Kissing the sun for 60 minutes: an infrared sauna review

Kissing the sun for 60 minutes: an infrared sauna review

I’m one of those people who would try mostly anything in the name of Health and Wellness. Testing out chlorophyll water? Check. Epsom salt baths? With relish. You get the point. So when one of my friends suggested we visit an infrared sauna on one of the coldest (seriously mind-blowing-freeze-your-organs-and-take-cabs-5-blocks cold!) days of 2018 thus far, I was clearly in. Preaching to the organic cotton wearing choir.

So how is an infrared sauna different than a regular sauna? An infrared sauna heats the body directly, and causes a rise in your core temperature, instead of just the skin surface from the outside air. With an infrared sauna, you’re sweating out toxins that reside at the cellular level, with a plethora of health benefits.

You want to know more about those benefits, right? The list is long, but this is an abbreviated version that felt true to my experience: release of muscle tension, detoxification of skin, lower blood pressure, reduced anxiety, increased calorie burn (up to 600 cals per 30 minutes), promotion of faster wound healing, and obviously, a big “om” zen feeling for the 24 hours afterwards.

The Session details. I visited NAO Wellness in Manhattan, which also rolls chromotherapy–color therapy–into their sauna offerings. This means you have a self-controlled lights menu with several color options tied to various health benefits: we went heavy with the blue light that helps melt away any seasonal affective disorder symptoms (and an iPhone hookup in the booth to play your music!). Some of the infrared saunas do not emphasis the addition of chromotherapy, but I thought it was a nice touch, and fun to change up the light treatment at different points in the session, plus you feel like you’re in the DJ booth :)

Obviously I can only write to my personal experience, as a lot of physical responses are individualized, but all in all it was enjoyable, relaxing but very productive, 60 minutes. A friend and I shared the booth, which was a tight squeeze for two–we both had to sit upright for the entire session–but not uncomfortable. About 10 minutes in, I really was sweating, you could feel the depth of the infrared rays, even though the sauna space was bone dry. NAO Wellness offers water with electrolytes, for mineral support, so I relied on a few water breaks to get me through the hour. I could feel myself relaxing, and some of the tension in my shoulders and back dissipating.

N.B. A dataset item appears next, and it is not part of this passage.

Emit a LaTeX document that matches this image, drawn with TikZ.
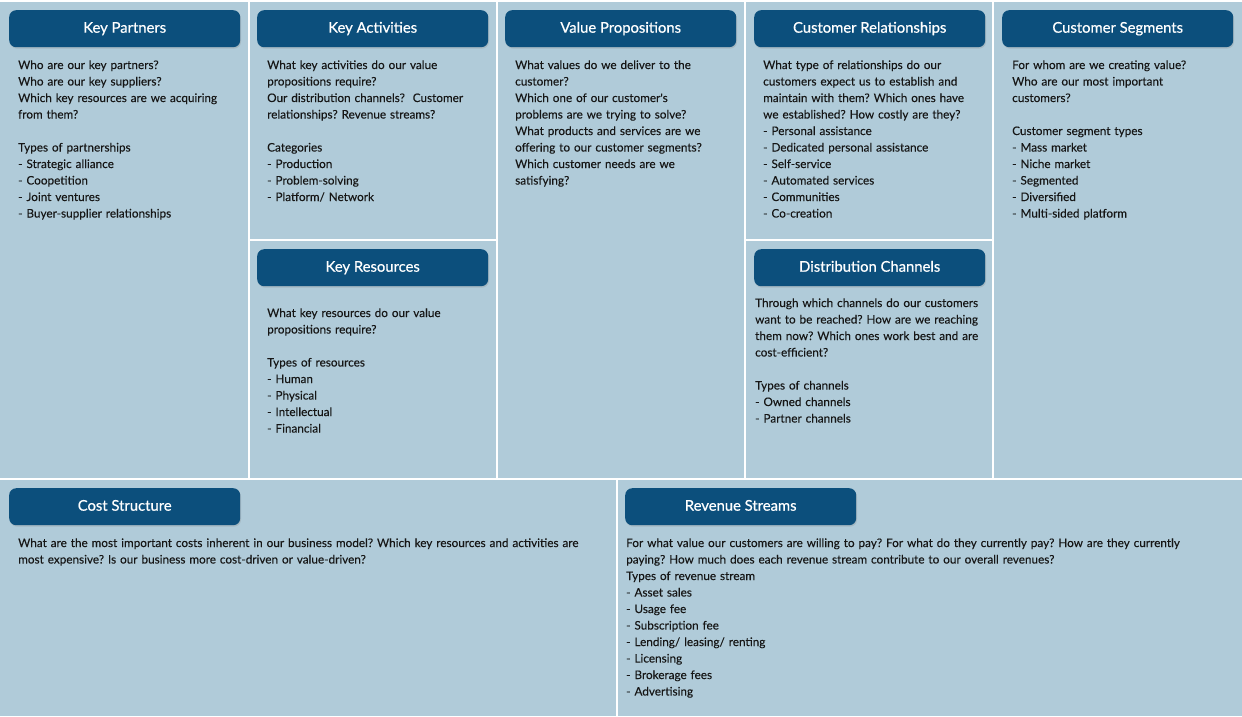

Immediately following the session, it was as if I had just left both a body scrub and back massage–my entire body felt really smooth and moisturized, and any tension or pain was lessened. The clarity of my skin was also noticeable–I did have a few things come to the surface later that day, as my skin continued to detox, but the healing process was also accelerated.  Note to the wise, you will be ravenous afterwards as your body is really working to respond to the infrared treatment, so be prepared to think about a meal shortly after the treatment!

Will I incorporate infrared therapy into my wellness regimen? I personally enjoyed the experiential aspects of the therapy more than the lasting results–physically I felt changed for around 2 days, but I assume that a more frequent treatment routine would close up those gaps. It’s a lovely relaxing way to spend an afternoon–bring a friend, or significant other!–but feels more of a special occasion add than a necessity. I’ll stick to my occasional 15-minute nail salon massages, facials and acupuncture, to keep me afloat. The friend I went with has gone back for treatments at other facilities, and want to make it more of a regular practice in her routine.

Would you try an infrared sauna? Are you a regular? I’m all ears. At NAO, a single session will run you $45 for 30 minutes and $65 for an hour, but prices drop if you bring a buddy. I occasionally try out wellness therapies and will try to bring more of those experiences over here for those that are trying to live a more holistic life.